Coming up with anything different, e.g. a computable paper, is challenging for a variety of reasons:

  1. backwards compatibility: can a computable paper be submitted to a normal conference? does it degrade gracefully?
  2. archivable: can a computable paper be sent by email in a single file and interpreted correctly (e.g. how to interpret the paper is based on archivable and reproduceable formats)?
  3. offline: can a computable paper be read offline, like paper or pdfs can?
  4. secure: can a computable paper be as secure as PDFs and paper (e.g. maybe no outband network access?)?

While these are huge challenges, I think it they aren't insurmountable.

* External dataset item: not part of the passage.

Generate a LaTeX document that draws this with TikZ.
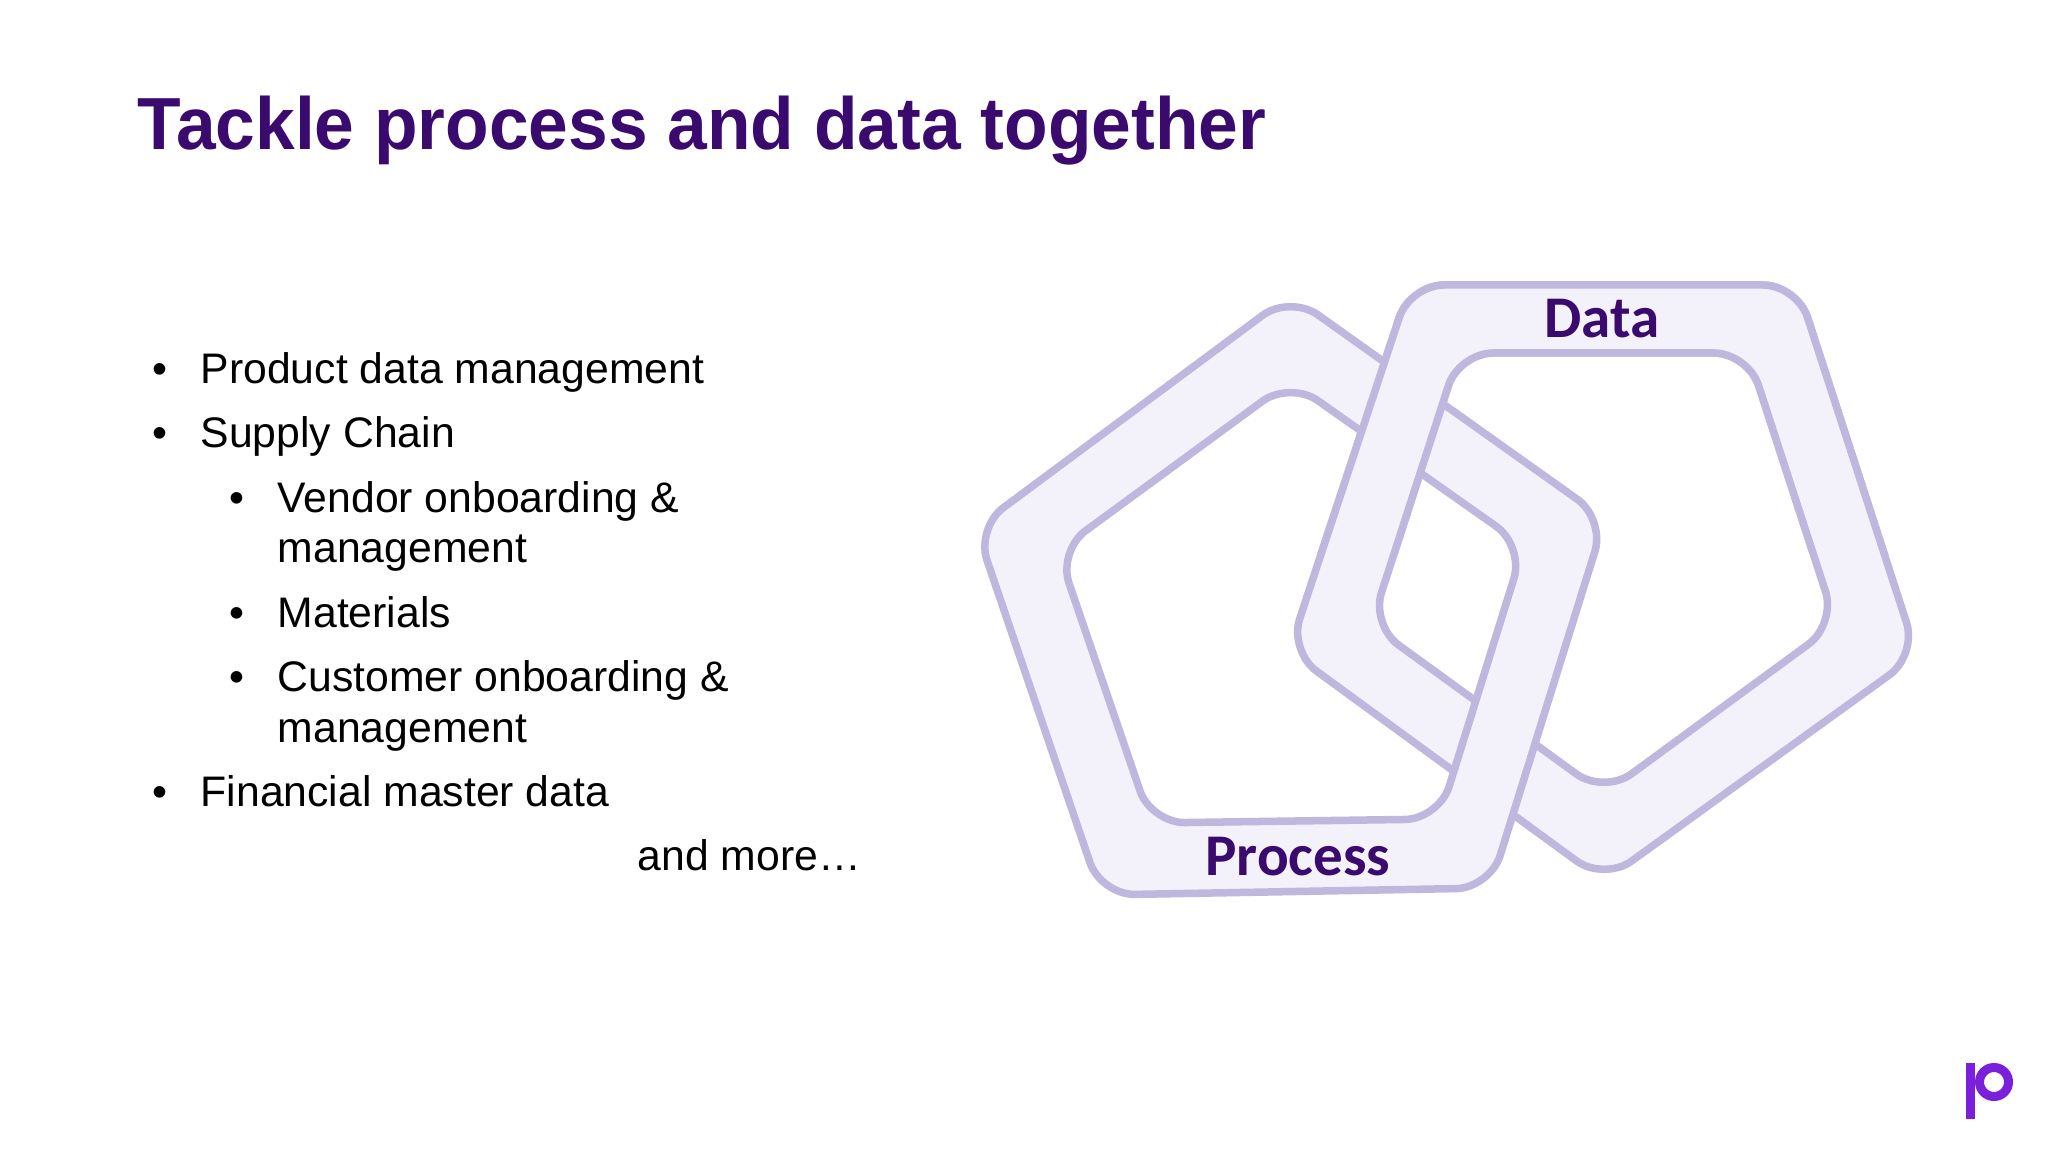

From a design of incentives perspective, we are starting to see demand in the industry for a greater ability to create visualizations for algorithms (e.g. Artificial Intelligence: A Modern Approach, Brett Victor's work, Google Brain's approach to Research, Distill and http://visxai.io/) as well as the need to address reproducibility (e.g. Scientific Paper is Dead, irreproducibility report and papers with code).

From a technology perspective, a lot of great building blocks have been built over the years. Specifically, HTML/CSS/JS have a well-established set of affordances, tooling and a thriving ecosystem of frameworks. Web Package is starting to form as a great packaging format for offline access. Videos and images are well established on the web. Cross iframe commucation (e.g. postMessage) is also a well established mechanism for inter-process communication.

So, while we haven't put all of the parts together quite yet, I think most of them are quite well developed.